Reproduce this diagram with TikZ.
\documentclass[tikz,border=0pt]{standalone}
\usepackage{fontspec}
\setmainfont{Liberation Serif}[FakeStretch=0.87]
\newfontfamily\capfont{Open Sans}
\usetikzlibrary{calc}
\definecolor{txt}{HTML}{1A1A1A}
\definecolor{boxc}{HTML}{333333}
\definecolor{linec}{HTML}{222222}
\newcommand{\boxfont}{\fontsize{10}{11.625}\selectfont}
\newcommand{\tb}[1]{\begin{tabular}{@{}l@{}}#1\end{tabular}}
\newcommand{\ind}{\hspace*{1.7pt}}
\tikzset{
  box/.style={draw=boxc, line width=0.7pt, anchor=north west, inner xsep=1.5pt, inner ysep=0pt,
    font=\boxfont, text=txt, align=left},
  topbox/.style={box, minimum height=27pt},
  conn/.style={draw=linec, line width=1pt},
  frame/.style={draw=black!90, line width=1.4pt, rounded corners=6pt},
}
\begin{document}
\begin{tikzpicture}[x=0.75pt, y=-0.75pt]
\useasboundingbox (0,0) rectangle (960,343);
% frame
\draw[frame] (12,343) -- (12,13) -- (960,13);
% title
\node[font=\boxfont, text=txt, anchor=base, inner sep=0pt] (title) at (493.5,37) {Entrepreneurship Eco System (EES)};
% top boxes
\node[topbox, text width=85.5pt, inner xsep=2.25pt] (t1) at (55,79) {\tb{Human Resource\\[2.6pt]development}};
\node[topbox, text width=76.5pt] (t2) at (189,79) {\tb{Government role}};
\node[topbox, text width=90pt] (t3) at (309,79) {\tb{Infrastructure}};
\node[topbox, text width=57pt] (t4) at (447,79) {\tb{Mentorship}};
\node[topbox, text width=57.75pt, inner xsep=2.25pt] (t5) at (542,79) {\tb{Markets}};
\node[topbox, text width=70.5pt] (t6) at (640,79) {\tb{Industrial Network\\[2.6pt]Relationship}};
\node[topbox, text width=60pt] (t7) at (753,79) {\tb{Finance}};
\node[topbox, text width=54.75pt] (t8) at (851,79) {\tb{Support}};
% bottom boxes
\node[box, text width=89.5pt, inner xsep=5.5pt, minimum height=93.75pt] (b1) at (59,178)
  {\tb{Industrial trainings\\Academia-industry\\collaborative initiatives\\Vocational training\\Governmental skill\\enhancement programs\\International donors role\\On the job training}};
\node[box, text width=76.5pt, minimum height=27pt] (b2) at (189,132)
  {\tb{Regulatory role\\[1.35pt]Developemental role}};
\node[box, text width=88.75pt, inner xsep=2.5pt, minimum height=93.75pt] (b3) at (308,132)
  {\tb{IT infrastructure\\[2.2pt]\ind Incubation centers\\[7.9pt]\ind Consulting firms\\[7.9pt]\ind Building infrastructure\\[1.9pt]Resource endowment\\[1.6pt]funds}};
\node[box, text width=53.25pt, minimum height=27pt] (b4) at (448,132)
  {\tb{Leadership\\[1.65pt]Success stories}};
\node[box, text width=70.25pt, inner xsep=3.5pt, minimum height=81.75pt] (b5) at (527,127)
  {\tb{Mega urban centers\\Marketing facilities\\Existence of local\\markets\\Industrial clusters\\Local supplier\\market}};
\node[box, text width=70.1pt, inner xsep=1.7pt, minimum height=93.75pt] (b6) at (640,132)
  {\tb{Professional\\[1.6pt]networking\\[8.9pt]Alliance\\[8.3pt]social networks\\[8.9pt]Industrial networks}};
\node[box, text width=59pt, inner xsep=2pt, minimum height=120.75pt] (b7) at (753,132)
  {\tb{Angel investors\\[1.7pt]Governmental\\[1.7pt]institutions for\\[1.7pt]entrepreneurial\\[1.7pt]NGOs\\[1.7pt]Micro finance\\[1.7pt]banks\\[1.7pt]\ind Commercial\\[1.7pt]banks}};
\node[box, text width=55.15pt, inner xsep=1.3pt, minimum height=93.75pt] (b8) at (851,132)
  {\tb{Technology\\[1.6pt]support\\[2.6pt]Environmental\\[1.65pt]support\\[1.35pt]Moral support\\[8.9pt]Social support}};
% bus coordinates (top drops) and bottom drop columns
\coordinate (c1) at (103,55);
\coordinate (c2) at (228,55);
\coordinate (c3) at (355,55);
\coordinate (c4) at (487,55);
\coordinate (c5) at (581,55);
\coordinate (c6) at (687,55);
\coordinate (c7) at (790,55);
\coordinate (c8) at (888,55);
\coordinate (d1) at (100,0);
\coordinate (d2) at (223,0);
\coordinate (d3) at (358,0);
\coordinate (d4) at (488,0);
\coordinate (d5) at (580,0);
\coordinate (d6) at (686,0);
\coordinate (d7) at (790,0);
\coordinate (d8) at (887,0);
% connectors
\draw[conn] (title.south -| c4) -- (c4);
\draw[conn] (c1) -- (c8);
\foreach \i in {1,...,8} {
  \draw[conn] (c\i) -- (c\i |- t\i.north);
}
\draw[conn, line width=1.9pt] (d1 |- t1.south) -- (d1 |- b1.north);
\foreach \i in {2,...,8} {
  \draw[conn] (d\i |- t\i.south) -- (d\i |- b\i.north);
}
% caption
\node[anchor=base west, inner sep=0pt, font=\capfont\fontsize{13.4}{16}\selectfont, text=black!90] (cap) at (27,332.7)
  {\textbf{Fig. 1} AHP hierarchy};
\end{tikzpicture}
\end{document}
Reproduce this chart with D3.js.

Objective: Repeat the whole listing exactly, keeping every line intact.

Finished exercise:
Reproduce this diagram with TikZ.
\documentclass[tikz,border=0pt]{standalone}
\usepackage{fontspec}
\setmainfont{Liberation Serif}[FakeStretch=0.87]
\newfontfamily\capfont{Open Sans}
\usetikzlibrary{calc}
\definecolor{txt}{HTML}{1A1A1A}
\definecolor{boxc}{HTML}{333333}
\definecolor{linec}{HTML}{222222}
\newcommand{\boxfont}{\fontsize{10}{11.625}\selectfont}
\newcommand{\tb}[1]{\begin{tabular}{@{}l@{}}#1\end{tabular}}
\newcommand{\ind}{\hspace*{1.7pt}}
\tikzset{
  box/.style={draw=boxc, line width=0.7pt, anchor=north west, inner xsep=1.5pt, inner ysep=0pt,
    font=\boxfont, text=txt, align=left},
  topbox/.style={box, minimum height=27pt},
  conn/.style={draw=linec, line width=1pt},
  frame/.style={draw=black!90, line width=1.4pt, rounded corners=6pt},
}
\begin{document}
\begin{tikzpicture}[x=0.75pt, y=-0.75pt]
\useasboundingbox (0,0) rectangle (960,343);
% frame
\draw[frame] (12,343) -- (12,13) -- (960,13);
% title
\node[font=\boxfont, text=txt, anchor=base, inner sep=0pt] (title) at (493.5,37) {Entrepreneurship Eco System (EES)};
% top boxes
\node[topbox, text width=85.5pt, inner xsep=2.25pt] (t1) at (55,79) {\tb{Human Resource\\[2.6pt]development}};
\node[topbox, text width=76.5pt] (t2) at (189,79) {\tb{Government role}};
\node[topbox, text width=90pt] (t3) at (309,79) {\tb{Infrastructure}};
\node[topbox, text width=57pt] (t4) at (447,79) {\tb{Mentorship}};
\node[topbox, text width=57.75pt, inner xsep=2.25pt] (t5) at (542,79) {\tb{Markets}};
\node[topbox, text width=70.5pt] (t6) at (640,79) {\tb{Industrial Network\\[2.6pt]Relationship}};
\node[topbox, text width=60pt] (t7) at (753,79) {\tb{Finance}};
\node[topbox, text width=54.75pt] (t8) at (851,79) {\tb{Support}};
% bottom boxes
\node[box, text width=89.5pt, inner xsep=5.5pt, minimum height=93.75pt] (b1) at (59,178)
  {\tb{Industrial trainings\\Academia-industry\\collaborative initiatives\\Vocational training\\Governmental skill\\enhancement programs\\International donors role\\On the job training}};
\node[box, text width=76.5pt, minimum height=27pt] (b2) at (189,132)
  {\tb{Regulatory role\\[1.35pt]Developemental role}};
\node[box, text width=88.75pt, inner xsep=2.5pt, minimum height=93.75pt] (b3) at (308,132)
  {\tb{IT infrastructure\\[2.2pt]\ind Incubation centers\\[7.9pt]\ind Consulting firms\\[7.9pt]\ind Building infrastructure\\[1.9pt]Resource endowment\\[1.6pt]funds}};
\node[box, text width=53.25pt, minimum height=27pt] (b4) at (448,132)
  {\tb{Leadership\\[1.65pt]Success stories}};
\node[box, text width=70.25pt, inner xsep=3.5pt, minimum height=81.75pt] (b5) at (527,127)
  {\tb{Mega urban centers\\Marketing facilities\\Existence of local\\markets\\Industrial clusters\\Local supplier\\market}};
\node[box, text width=70.1pt, inner xsep=1.7pt, minimum height=93.75pt] (b6) at (640,132)
  {\tb{Professional\\[1.6pt]networking\\[8.9pt]Alliance\\[8.3pt]social networks\\[8.9pt]Industrial networks}};
\node[box, text width=59pt, inner xsep=2pt, minimum height=120.75pt] (b7) at (753,132)
  {\tb{Angel investors\\[1.7pt]Governmental\\[1.7pt]institutions for\\[1.7pt]entrepreneurial\\[1.7pt]NGOs\\[1.7pt]Micro finance\\[1.7pt]banks\\[1.7pt]\ind Commercial\\[1.7pt]banks}};
\node[box, text width=55.15pt, inner xsep=1.3pt, minimum height=93.75pt] (b8) at (851,132)
  {\tb{Technology\\[1.6pt]support\\[2.6pt]Environmental\\[1.65pt]support\\[1.35pt]Moral support\\[8.9pt]Social support}};
% bus coordinates (top drops) and bottom drop columns
\coordinate (c1) at (103,55);
\coordinate (c2) at (228,55);
\coordinate (c3) at (355,55);
\coordinate (c4) at (487,55);
\coordinate (c5) at (581,55);
\coordinate (c6) at (687,55);
\coordinate (c7) at (790,55);
\coordinate (c8) at (888,55);
\coordinate (d1) at (100,0);
\coordinate (d2) at (223,0);
\coordinate (d3) at (358,0);
\coordinate (d4) at (488,0);
\coordinate (d5) at (580,0);
\coordinate (d6) at (686,0);
\coordinate (d7) at (790,0);
\coordinate (d8) at (887,0);
% connectors
\draw[conn] (title.south -| c4) -- (c4);
\draw[conn] (c1) -- (c8);
\foreach \i in {1,...,8} {
  \draw[conn] (c\i) -- (c\i |- t\i.north);
}
\draw[conn, line width=1.9pt] (d1 |- t1.south) -- (d1 |- b1.north);
\foreach \i in {2,...,8} {
  \draw[conn] (d\i |- t\i.south) -- (d\i |- b\i.north);
}
% caption
\node[anchor=base west, inner sep=0pt, font=\capfont\fontsize{13.4}{16}\selectfont, text=black!90] (cap) at (27,332.7)
  {\textbf{Fig. 1} AHP hierarchy};
\end{tikzpicture}
\end{document}
Reproduce this chart with D3.js.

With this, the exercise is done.